# start of Source excerpt
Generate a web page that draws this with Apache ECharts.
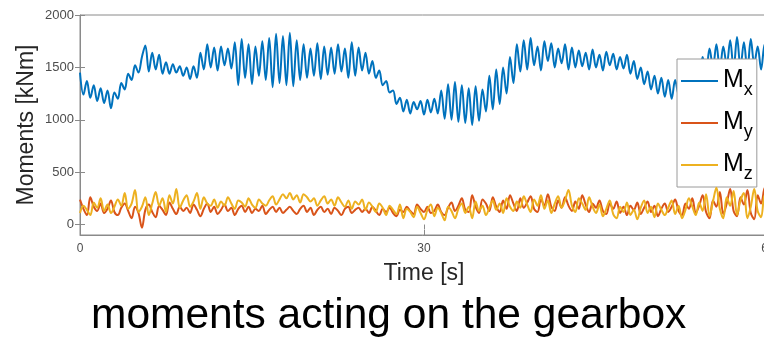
<!DOCTYPE html>
<html>
<head>
<meta charset="utf-8">
<script src="https://cdn.jsdelivr.net/npm/echarts@6/dist/echarts.min.js"></script>
<style>html,body{margin:0;padding:0;background:#fff;}#c{width:764px;height:338px;}</style>
</head>
<body>
<div id="c"></div>
<script>
// sampling step of the time axis [s]
const timeStep = 0.3;
const xTicks = [0, 30, 60];
const yTicks = [0, 500, 1000, 1500, 2000];
const seriesNames = ['Mx', 'My', 'Mz'];

const Mx = [
  1450,1240,1370,1210,1330,1180,1300,1160,1280,1110,1260,
  1200,1350,1290,1440,1380,1520,1450,
  1600,1710,1460,1640,1480,1620,1440,
  1550,1440,1530,1450,1510,1420,1500,1390,1510,1400,
  1640,1480,1720,1500,1690,1470,1700,1520,1680,1490,
  1740,1330,1770,1400,1720,1340,1700,1420,1750,1380,1780,1310,1820,1350,1800,1330,1830,1320,1760,
  1380,1720,1400,1680,1420,1730,1390,1700,1430,1690,
  1440,1720,1460,1680,1400,1740,1420,1690,1470,1640,
  1440,1560,1400,1470,1330,1370,1260,1280,1150,
  1210,1080,1190,1060,1170,1100,1180,1050,1190,1070,1200,1060,
  1280,1010,1340,1000,1360,980,1330,970,1300,950,1320,990,1290,
  1080,1420,1100,1480,1150,1500,1250,1600,1350,
  1720,1460,1760,1480,1780,1520,1700,1470,1750,1560,1730,1500,1680,1540,1720,1480,1690,
  1500,1660,1510,1640,1480,1670,1500,1620,1470,1650,1520,1630,1480,1600,1490,1620,
  1440,1560,1390,1500,1340,1460,1290,1420,1250,1400,1220,1380,1200,
  1380,1240,1420,1300,1480,1350,1530,1420,1600,
  1450,1680,1500,1720,1480,1700,1520,1760,1480,1790,1500,1740,1470,1770,1530,1700,1480,1720,1500
];

const My = [
  238,150,90,260,170,130,200,110,150,230,120,
  90,160,200,130,60,170,110,-30,140,190,
  120,70,180,140,90,210,150,100,170,130,
  160,110,190,140,80,150,200,120,170,100,
  140,190,130,160,90,150,180,120,170,110,
  150,130,180,100,140,170,120,160,110,140,
  170,130,100,150,180,120,160,90,140,170,
  120,150,100,160,130,90,150,170,110,140,
  160,120,150,110,170,130,90,150,120,160,
  110,80,140,120,170,130,100,190,150,120,
  170,110,130,190,120,90,160,210,130,180,
  250,140,120,280,170,110,240,200,130,260,
  170,120,230,150,280,200,130,250,160,210,
  270,150,120,240,180,290,170,130,230,160,
  260,180,130,220,150,280,190,120,200,160,
  230,130,100,200,150,220,110,170,90,180,
  140,210,100,160,220,120,180,80,150,200,
  120,170,240,130,90,200,150,250,110,180,
  280,120,60,230,170,310,100,200,340,130,
  80,260,190,330,110,50,280,200,350,150
];

const Mz = [
  110,180,140,90,210,160,250,130,190,110,170,
  240,180,300,150,200,330,120,170,260,90,
  200,310,180,250,120,280,200,340,160,230,
  280,170,220,300,150,260,200,180,240,160,
  220,180,260,200,150,230,210,170,250,190,
  160,240,200,180,230,270,190,240,290,250,
  300,240,280,210,290,260,220,250,180,230,
  270,200,240,180,260,210,170,230,150,220,
  190,240,140,210,170,120,200,160,90,180,
  140,100,190,60,150,120,70,170,110,50,
  140,190,80,160,110,40,170,130,60,150,
  200,110,170,60,220,130,180,90,160,230,
  140,200,110,250,170,130,220,160,270,190,
  120,240,180,280,150,230,110,200,270,160,
  230,330,180,120,250,200,140,260,170,110,
  190,80,150,230,100,60,170,120,210,90,
  140,50,160,230,110,170,70,200,140,90,
  160,230,100,180,60,140,250,170,90,210,
  130,290,80,220,350,150,60,260,180,320,
  90,230,300,60,170,340,130,70,280,200
];

const colors = ['#0072BD', '#D95319', '#EDB120'];
const FONT = '"Liberation Sans", Arial, Helvetica, sans-serif';

function pairs(vals) {
  return vals.map((v, i) => [Math.round(i * timeStep * 10) / 10, v]);
}

const chart = echarts.init(document.getElementById('c'), null, {renderer: 'canvas'});
const axisColor = '#8a8a8a';
const labelColor = '#4d4d4d';
const plain = v => String(v);

const option = {
  animation: false,
  backgroundColor: '#fff',
  textStyle: {fontFamily: FONT},
  title: {
    text: 'moments acting on the gearbox',
    left: 86,
    top: 290,
    textStyle: {fontFamily: FONT, fontSize: 42.5, fontWeight: 'normal', color: '#000'}
  },
  grid: {left: 80, top: 15, width: 688, height: 220, outerBoundsMode: 'none', containLabel: false,
         show: true, borderColor: axisColor, borderWidth: 1, backgroundColor: 'transparent'},
  legend: {
    orient: 'vertical',
    left: 677,
    top: 59,
    width: 78,
    padding: [4, 4, 4, 4],
    itemGap: 6,
    itemWidth: 37,
    itemHeight: 2,
    icon: 'rect',
    backgroundColor: '#fff',
    borderColor: '#9a9a9a',
    borderWidth: 1,
    data: seriesNames,
    formatter: function (n) { return '{m|M}{s|' + n.slice(1) + '}'; },
    textStyle: {
      color: '#000',
      rich: {
        m: {fontSize: 25, fontFamily: FONT, lineHeight: 36, verticalAlign: 'top', padding: [5, 0, 0, 0]},
        s: {fontSize: 18, fontFamily: FONT, lineHeight: 18, verticalAlign: 'bottom', padding: [18, 0, 0, 0]}
      }
    }
  },
  xAxis: [{
    type: 'value', min: 0, max: 60, interval: 30,
    name: 'Time [s]', nameLocation: 'middle', nameGap: 27, nameMoveOverlap: false,
    nameTextStyle: {fontFamily: FONT, fontSize: 23, color: '#262626'},
    axisLine: {show: true, onZero: false, lineStyle: {color: axisColor, width: 1}},
    axisTick: {show: true, inside: true, length: 5, lineStyle: {color: axisColor}},
    axisLabel: {show: true, color: labelColor, fontSize: 12, margin: 8, fontFamily: FONT, customValues: xTicks, formatter: plain},
    splitLine: {show: false}
  }, {
    type: 'value', min: 0, max: 60, interval: 30, position: 'top',
    axisLine: {show: false},
    axisTick: {show: true, inside: true, length: 5, lineStyle: {color: axisColor}},
    axisLabel: {show: false},
    splitLine: {show: false}
  }],
  yAxis: [{
    type: 'value', min: -100, max: 2000,
    name: 'Moments [kNm]', nameLocation: 'middle', nameGap: 42, nameRotate: 90, nameMoveOverlap: false,
    nameTextStyle: {fontFamily: FONT, fontSize: 23, color: '#262626'},
    axisLine: {show: true, onZero: false, lineStyle: {color: axisColor, width: 1}},
    axisTick: {show: true, inside: true, length: 5, lineStyle: {color: axisColor}, customValues: yTicks},
    axisLabel: {show: true, color: labelColor, fontSize: 13, margin: 6, fontFamily: FONT, customValues: yTicks, formatter: plain},
    splitLine: {show: false}
  }, {
    type: 'value', min: -100, max: 2000, position: 'right',
    axisLine: {show: false},
    axisTick: {show: true, inside: true, length: 5, lineStyle: {color: axisColor}, customValues: yTicks},
    axisLabel: {show: false, customValues: yTicks},
    splitLine: {show: false}
  }],
  series: [Mx, My, Mz].map((vals, i) => ({
    name: seriesNames[i],
    type: 'line',
    xAxisIndex: 0,
    yAxisIndex: 0,
    data: pairs(vals),
    showSymbol: false,
    smooth: 0.35,
    color: colors[i],
    lineStyle: {width: 2, color: colors[i]},
    z: 2 + i
  }))
};
chart.setOption(option);
</script>
</body>
</html>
# end of Source excerpt
> **Short exercise**: Copy the data exactly. Any picture it contains is to be omitted.

> **Solution to the problem**:
Generate a web page that draws this with Apache ECharts.
<!DOCTYPE html>
<html>
<head>
<meta charset="utf-8">
<script src="https://cdn.jsdelivr.net/npm/echarts@6/dist/echarts.min.js"></script>
<style>html,body{margin:0;padding:0;background:#fff;}#c{width:764px;height:338px;}</style>
</head>
<body>
<div id="c"></div>
<script>
// sampling step of the time axis [s]
const timeStep = 0.3;
const xTicks = [0, 30, 60];
const yTicks = [0, 500, 1000, 1500, 2000];
const seriesNames = ['Mx', 'My', 'Mz'];

const Mx = [
  1450,1240,1370,1210,1330,1180,1300,1160,1280,1110,1260,
  1200,1350,1290,1440,1380,1520,1450,
  1600,1710,1460,1640,1480,1620,1440,
  1550,1440,1530,1450,1510,1420,1500,1390,1510,1400,
  1640,1480,1720,1500,1690,1470,1700,1520,1680,1490,
  1740,1330,1770,1400,1720,1340,1700,1420,1750,1380,1780,1310,1820,1350,1800,1330,1830,1320,1760,
  1380,1720,1400,1680,1420,1730,1390,1700,1430,1690,
  1440,1720,1460,1680,1400,1740,1420,1690,1470,1640,
  1440,1560,1400,1470,1330,1370,1260,1280,1150,
  1210,1080,1190,1060,1170,1100,1180,1050,1190,1070,1200,1060,
  1280,1010,1340,1000,1360,980,1330,970,1300,950,1320,990,1290,
  1080,1420,1100,1480,1150,1500,1250,1600,1350,
  1720,1460,1760,1480,1780,1520,1700,1470,1750,1560,1730,1500,1680,1540,1720,1480,1690,
  1500,1660,1510,1640,1480,1670,1500,1620,1470,1650,1520,1630,1480,1600,1490,1620,
  1440,1560,1390,1500,1340,1460,1290,1420,1250,1400,1220,1380,1200,
  1380,1240,1420,1300,1480,1350,1530,1420,1600,
  1450,1680,1500,1720,1480,1700,1520,1760,1480,1790,1500,1740,1470,1770,1530,1700,1480,1720,1500
];

const My = [
  238,150,90,260,170,130,200,110,150,230,120,
  90,160,200,130,60,170,110,-30,140,190,
  120,70,180,140,90,210,150,100,170,130,
  160,110,190,140,80,150,200,120,170,100,
  140,190,130,160,90,150,180,120,170,110,
  150,130,180,100,140,170,120,160,110,140,
  170,130,100,150,180,120,160,90,140,170,
  120,150,100,160,130,90,150,170,110,140,
  160,120,150,110,170,130,90,150,120,160,
  110,80,140,120,170,130,100,190,150,120,
  170,110,130,190,120,90,160,210,130,180,
  250,140,120,280,170,110,240,200,130,260,
  170,120,230,150,280,200,130,250,160,210,
  270,150,120,240,180,290,170,130,230,160,
  260,180,130,220,150,280,190,120,200,160,
  230,130,100,200,150,220,110,170,90,180,
  140,210,100,160,220,120,180,80,150,200,
  120,170,240,130,90,200,150,250,110,180,
  280,120,60,230,170,310,100,200,340,130,
  80,260,190,330,110,50,280,200,350,150
];

const Mz = [
  110,180,140,90,210,160,250,130,190,110,170,
  240,180,300,150,200,330,120,170,260,90,
  200,310,180,250,120,280,200,340,160,230,
  280,170,220,300,150,260,200,180,240,160,
  220,180,260,200,150,230,210,170,250,190,
  160,240,200,180,230,270,190,240,290,250,
  300,240,280,210,290,260,220,250,180,230,
  270,200,240,180,260,210,170,230,150,220,
  190,240,140,210,170,120,200,160,90,180,
  140,100,190,60,150,120,70,170,110,50,
  140,190,80,160,110,40,170,130,60,150,
  200,110,170,60,220,130,180,90,160,230,
  140,200,110,250,170,130,220,160,270,190,
  120,240,180,280,150,230,110,200,270,160,
  230,330,180,120,250,200,140,260,170,110,
  190,80,150,230,100,60,170,120,210,90,
  140,50,160,230,110,170,70,200,140,90,
  160,230,100,180,60,140,250,170,90,210,
  130,290,80,220,350,150,60,260,180,320,
  90,230,300,60,170,340,130,70,280,200
];

const colors = ['#0072BD', '#D95319', '#EDB120'];
const FONT = '"Liberation Sans", Arial, Helvetica, sans-serif';

function pairs(vals) {
  return vals.map((v, i) => [Math.round(i * timeStep * 10) / 10, v]);
}

const chart = echarts.init(document.getElementById('c'), null, {renderer: 'canvas'});
const axisColor = '#8a8a8a';
const labelColor = '#4d4d4d';
const plain = v => String(v);

const option = {
  animation: false,
  backgroundColor: '#fff',
  textStyle: {fontFamily: FONT},
  title: {
    text: 'moments acting on the gearbox',
    left: 86,
    top: 290,
    textStyle: {fontFamily: FONT, fontSize: 42.5, fontWeight: 'normal', color: '#000'}
  },
  grid: {left: 80, top: 15, width: 688, height: 220, outerBoundsMode: 'none', containLabel: false,
         show: true, borderColor: axisColor, borderWidth: 1, backgroundColor: 'transparent'},
  legend: {
    orient: 'vertical',
    left: 677,
    top: 59,
    width: 78,
    padding: [4, 4, 4, 4],
    itemGap: 6,
    itemWidth: 37,
    itemHeight: 2,
    icon: 'rect',
    backgroundColor: '#fff',
    borderColor: '#9a9a9a',
    borderWidth: 1,
    data: seriesNames,
    formatter: function (n) { return '{m|M}{s|' + n.slice(1) + '}'; },
    textStyle: {
      color: '#000',
      rich: {
        m: {fontSize: 25, fontFamily: FONT, lineHeight: 36, verticalAlign: 'top', padding: [5, 0, 0, 0]},
        s: {fontSize: 18, fontFamily: FONT, lineHeight: 18, verticalAlign: 'bottom', padding: [18, 0, 0, 0]}
      }
    }
  },
  xAxis: [{
    type: 'value', min: 0, max: 60, interval: 30,
    name: 'Time [s]', nameLocation: 'middle', nameGap: 27, nameMoveOverlap: false,
    nameTextStyle: {fontFamily: FONT, fontSize: 23, color: '#262626'},
    axisLine: {show: true, onZero: false, lineStyle: {color: axisColor, width: 1}},
    axisTick: {show: true, inside: true, length: 5, lineStyle: {color: axisColor}},
    axisLabel: {show: true, color: labelColor, fontSize: 12, margin: 8, fontFamily: FONT, customValues: xTicks, formatter: plain},
    splitLine: {show: false}
  }, {
    type: 'value', min: 0, max: 60, interval: 30, position: 'top',
    axisLine: {show: false},
    axisTick: {show: true, inside: true, length: 5, lineStyle: {color: axisColor}},
    axisLabel: {show: false},
    splitLine: {show: false}
  }],
  yAxis: [{
    type: 'value', min: -100, max: 2000,
    name: 'Moments [kNm]', nameLocation: 'middle', nameGap: 42, nameRotate: 90, nameMoveOverlap: false,
    nameTextStyle: {fontFamily: FONT, fontSize: 23, color: '#262626'},
    axisLine: {show: true, onZero: false, lineStyle: {color: axisColor, width: 1}},
    axisTick: {show: true, inside: true, length: 5, lineStyle: {color: axisColor}, customValues: yTicks},
    axisLabel: {show: true, color: labelColor, fontSize: 13, margin: 6, fontFamily: FONT, customValues: yTicks, formatter: plain},
    splitLine: {show: false}
  }, {
    type: 'value', min: -100, max: 2000, position: 'right',
    axisLine: {show: false},
    axisTick: {show: true, inside: true, length: 5, lineStyle: {color: axisColor}, customValues: yTicks},
    axisLabel: {show: false, customValues: yTicks},
    splitLine: {show: false}
  }],
  series: [Mx, My, Mz].map((vals, i) => ({
    name: seriesNames[i],
    type: 'line',
    xAxisIndex: 0,
    yAxisIndex: 0,
    data: pairs(vals),
    showSymbol: false,
    smooth: 0.35,
    color: colors[i],
    lineStyle: {width: 2, color: colors[i]},
    z: 2 + i
  }))
};
chart.setOption(option);
</script>
</body>
</html>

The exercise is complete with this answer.